▶ [Directions for this task] Leave out all pictures. Return exactly the lines from the top of the material through the line containing "var chart = echarts.init(document.getElementById('c'));".

▶ [Collected material]
______

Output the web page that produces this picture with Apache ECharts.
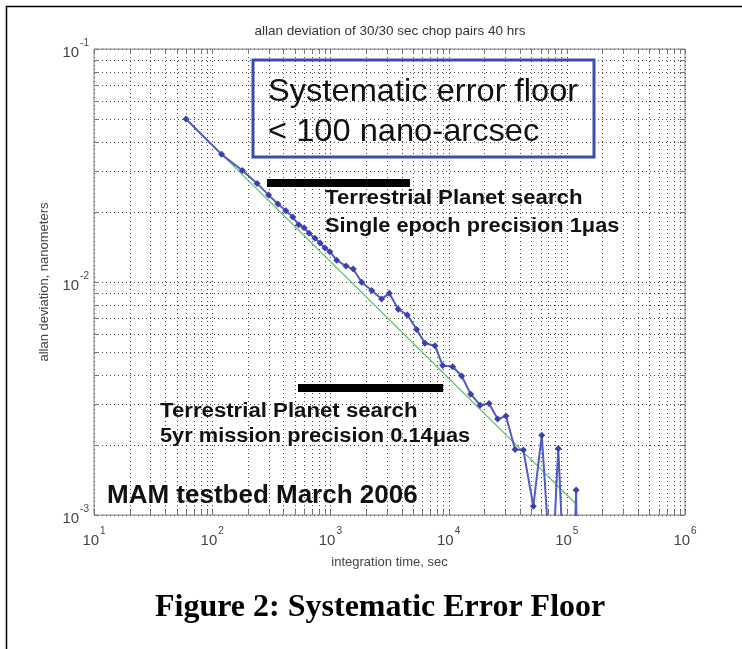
<!DOCTYPE html>
<html>
<head>
<meta charset="utf-8">
<script src="https://cdn.jsdelivr.net/npm/echarts@6/dist/echarts.min.js"></script>
<style>
html,body{margin:0;padding:0;background:#fff;}
#c{width:742px;height:649px;}
</style>
</head>
<body>
<div id="c"></div>
<script>
// integration time (sec)
var times = [60,120,180,240,300,360,420,480,540,600,660,740,820,900,990,1130,1355,1560,1840,2240,2710,3150,3750,4480,5370,6310,7670,8910,10830,12900,15400,18450,22000,26000,30600,36500,42900,52100,61400,74300,84700,106000,120000,124000];
// allan deviation (nanometers)
var adev = [0.0501,0.0353,0.0301,0.0265,0.0236,0.0216,0.0202,0.0190,0.0176,0.0171,0.0162,0.0154,0.0147,0.0140,0.0135,0.0124,0.0117,0.01137,0.00997,0.00919,0.00846,0.00894,0.00764,0.00722,0.00626,0.00546,0.00533,0.00438,0.00433,0.00395,0.00330,0.00296,0.00301,0.00258,0.00266,0.00191,0.00190,0.00109,0.00220,0.0005,0.00193,0.00016,0.00128,0.0001];
// t^-1/2 reference line
var fitTimes = [60, 121000];
var fitValues = [0.0501, 0.00111];
// precision bars
var bar1Times = [291, 4710];
var bar1Value = 0.0266;
var bar2Times = [532, 8980];
var bar2Value = 0.00351;
// axis ranges / ticks
var xDecades = [10, 100, 1000, 10000, 100000, 1000000];
var yDecades = [0.001, 0.01, 0.1];

function pairs(a, b){ return a.map(function(v,i){ return [v, b[i]]; }); }

// grid lines (major + minor, log spaced)
var gridItems = [];
for (var i = 0; i < xDecades.length - 1; i++) {
  for (var m = 1; m <= 9; m++) gridItems.push([xDecades[i]*m, 0.01, 0]);
}
gridItems.push([xDecades[xDecades.length-1], 0.01, 0]);
for (var j = 0; j < yDecades.length - 1; j++) {
  for (var n = 1; n <= 9; n++) gridItems.push([100, yDecades[j]*n, 1]);
}
gridItems.push([100, yDecades[yDecades.length-1], 1]);

var chart = echarts.init(document.getElementById('c'));

function supLabel(v){
  var e = Math.round(Math.log10(v));
  return '{b|10}{s|' + e + '}';
}
var labelRich = {
  b: {fontSize: 15, fontFamily: 'Liberation Sans', color: '#444', lineHeight: 22, verticalAlign: 'bottom'},
  s: {fontSize: 10, fontFamily: 'Liberation Sans', color: '#444', lineHeight: 22, verticalAlign: 'top', padding: [0,0,0,1]}
};
var boldTxt = {fontSize: 20, fontWeight: 'bold', fill: '#111', fontFamily: 'Liberation Sans'};

chart.setOption({
  animation: false,
  backgroundColor: '#fff',
  grid: {left: 94, top: 49, right: 57, bottom: 134, show: true, borderColor: '#858585', borderWidth: 1, backgroundColor: 'transparent'},
  xAxis: {
    type: 'log', logBase: 10, min: 10, max: 1000000,
    axisLine: {show: false}, axisTick: {show: false}, splitLine: {show: false},
    axisLabel: {formatter: supLabel, rich: labelRich, margin: 11, showMinLabel: true, showMaxLabel: true},
    name: 'integration time, sec', nameLocation: 'middle', nameGap: 41,
    nameTextStyle: {fontSize: 13, color: '#444', fontFamily: 'Liberation Sans'}
  },
  yAxis: {
    type: 'log', logBase: 10, min: 0.001, max: 0.1,
    axisLine: {show: false}, axisTick: {show: false}, splitLine: {show: false},
    axisLabel: {formatter: supLabel, rich: labelRich, margin: 5, showMinLabel: true, showMaxLabel: true},
    name: 'allan deviation, nanometers', nameLocation: 'middle', nameGap: 43, nameRotate: 90,
    nameTextStyle: {fontSize: 13, color: '#444', fontFamily: 'Liberation Sans'}
  },
  series: [
    {
      type: 'custom', silent: true, z: 1, clip: false,
      encode: {x: 0, y: 1},
      data: gridItems,
      renderItem: function(params, api){
        var cs = params.coordSys;
        var kind = api.value(2);
        var children = [];
        var dash = {stroke: '#444', lineWidth: 1, lineDash: [1, 3]};
        var tick = {stroke: '#777', lineWidth: 1};
        if (kind === 0) {
          var px = Math.round(api.coord([api.value(0), 0.01])[0]) + 0.5;
          children.push({type: 'line', shape: {x1: px, y1: cs.y, x2: px, y2: cs.y + cs.height}, style: dash});
          children.push({type: 'line', shape: {x1: px, y1: cs.y + cs.height, x2: px, y2: cs.y + cs.height - 5}, style: tick});
          children.push({type: 'line', shape: {x1: px, y1: cs.y, x2: px, y2: cs.y + 5}, style: tick});
        } else {
          var py = Math.round(api.coord([100, api.value(1)])[1]) + 0.5;
          children.push({type: 'line', shape: {x1: cs.x, y1: py, x2: cs.x + cs.width, y2: py}, style: dash});
          children.push({type: 'line', shape: {x1: cs.x, y1: py, x2: cs.x + 5, y2: py}, style: tick});
          children.push({type: 'line', shape: {x1: cs.x + cs.width, y1: py, x2: cs.x + cs.width - 5, y2: py}, style: tick});
        }
        return {type: 'group', children: children};
      }
    },
    {
      type: 'line', z: 3, data: pairs(fitTimes, fitValues), symbol: 'none',
      lineStyle: {color: '#6cc474', width: 1.3}
    },
    {
      type: 'line', z: 4, data: pairs(times, adev), clip: true,
      symbol: 'diamond', symbolSize: 7,
      itemStyle: {color: '#3a40b2'},
      lineStyle: {color: '#4f5cc4', width: 2}
    },
    {
      type: 'line', z: 5, data: bar1Times.map(function(t){ return [t, bar1Value]; }), symbol: 'none',
      lineStyle: {color: '#000', width: 8, cap: 'butt'}
    },
    {
      type: 'line', z: 5, data: bar2Times.map(function(t){ return [t, bar2Value]; }), symbol: 'none',
      lineStyle: {color: '#000', width: 8, cap: 'butt'}
    }
  ],
  graphic: [
    {type: 'line', shape: {x1: 6.5, y1: 6, x2: 6.5, y2: 649}, style: {stroke: '#000', lineWidth: 1.5}},
    {type: 'line', shape: {x1: 6, y1: 6.5, x2: 742, y2: 6.5}, style: {stroke: '#000', lineWidth: 1.5}},
    {type: 'text', x: 390, y: 24, style: {text: 'allan deviation of 30/30 sec chop pairs 40 hrs', fontSize: 13.5, fill: '#333', fontFamily: 'Liberation Sans', textAlign: 'center'}},
    {type: 'rect', shape: {x: 253, y: 60, width: 341, height: 97}, style: {fill: 'transparent', stroke: '#3b4cb0', lineWidth: 3}, z: 20},
    {type: 'text', x: 268, y: 76, scaleX: 1.02, style: {text: 'Systematic error floor', fontSize: 32, fill: '#111', fontFamily: 'Liberation Sans'}, z: 20},
    {type: 'text', x: 268, y: 116, scaleX: 1.02, style: {text: '< 100 nano-arcsec', fontSize: 32, fill: '#111', fontFamily: 'Liberation Sans'}, z: 20},
    {type: 'text', x: 325, y: 188, scaleX: 1.11, style: Object.assign({text: 'Terrestrial Planet search'}, boldTxt), z: 20},
    {type: 'text', x: 325, y: 216, scaleX: 1.09, style: Object.assign({text: 'Single epoch precision 1\u03bcas'}, boldTxt), z: 20},
    {type: 'text', x: 160, y: 401, scaleX: 1.11, style: Object.assign({text: 'Terrestrial Planet search'}, boldTxt), z: 20},
    {type: 'text', x: 160, y: 426, scaleX: 1.09, style: Object.assign({text: '5yr mission precision 0.14\u03bcas'}, boldTxt), z: 20},
    {type: 'text', x: 107, y: 483, style: {text: 'MAM testbed March 2006', fontSize: 26, fontWeight: 'bold', fill: '#111', fontFamily: 'Liberation Sans'}, z: 20},
    {type: 'text', x: 155, y: 592, style: {text: 'Figure 2: Systematic Error Floor', fontSize: 32, fontWeight: 'bold', fill: '#000', fontFamily: 'Liberation Serif'}, z: 20}
  ]
});
</script>
</body>
</html>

______

▶ [Problem solution]
Output the web page that produces this picture with Apache ECharts.
<!DOCTYPE html>
<html>
<head>
<meta charset="utf-8">
<script src="https://cdn.jsdelivr.net/npm/echarts@6/dist/echarts.min.js"></script>
<style>
html,body{margin:0;padding:0;background:#fff;}
#c{width:742px;height:649px;}
</style>
</head>
<body>
<div id="c"></div>
<script>
// integration time (sec)
var times = [60,120,180,240,300,360,420,480,540,600,660,740,820,900,990,1130,1355,1560,1840,2240,2710,3150,3750,4480,5370,6310,7670,8910,10830,12900,15400,18450,22000,26000,30600,36500,42900,52100,61400,74300,84700,106000,120000,124000];
// allan deviation (nanometers)
var adev = [0.0501,0.0353,0.0301,0.0265,0.0236,0.0216,0.0202,0.0190,0.0176,0.0171,0.0162,0.0154,0.0147,0.0140,0.0135,0.0124,0.0117,0.01137,0.00997,0.00919,0.00846,0.00894,0.00764,0.00722,0.00626,0.00546,0.00533,0.00438,0.00433,0.00395,0.00330,0.00296,0.00301,0.00258,0.00266,0.00191,0.00190,0.00109,0.00220,0.0005,0.00193,0.00016,0.00128,0.0001];
// t^-1/2 reference line
var fitTimes = [60, 121000];
var fitValues = [0.0501, 0.00111];
// precision bars
var bar1Times = [291, 4710];
var bar1Value = 0.0266;
var bar2Times = [532, 8980];
var bar2Value = 0.00351;
// axis ranges / ticks
var xDecades = [10, 100, 1000, 10000, 100000, 1000000];
var yDecades = [0.001, 0.01, 0.1];

function pairs(a, b){ return a.map(function(v,i){ return [v, b[i]]; }); }

// grid lines (major + minor, log spaced)
var gridItems = [];
for (var i = 0; i < xDecades.length - 1; i++) {
  for (var m = 1; m <= 9; m++) gridItems.push([xDecades[i]*m, 0.01, 0]);
}
gridItems.push([xDecades[xDecades.length-1], 0.01, 0]);
for (var j = 0; j < yDecades.length - 1; j++) {
  for (var n = 1; n <= 9; n++) gridItems.push([100, yDecades[j]*n, 1]);
}
gridItems.push([100, yDecades[yDecades.length-1], 1]);

var chart = echarts.init(document.getElementById('c'));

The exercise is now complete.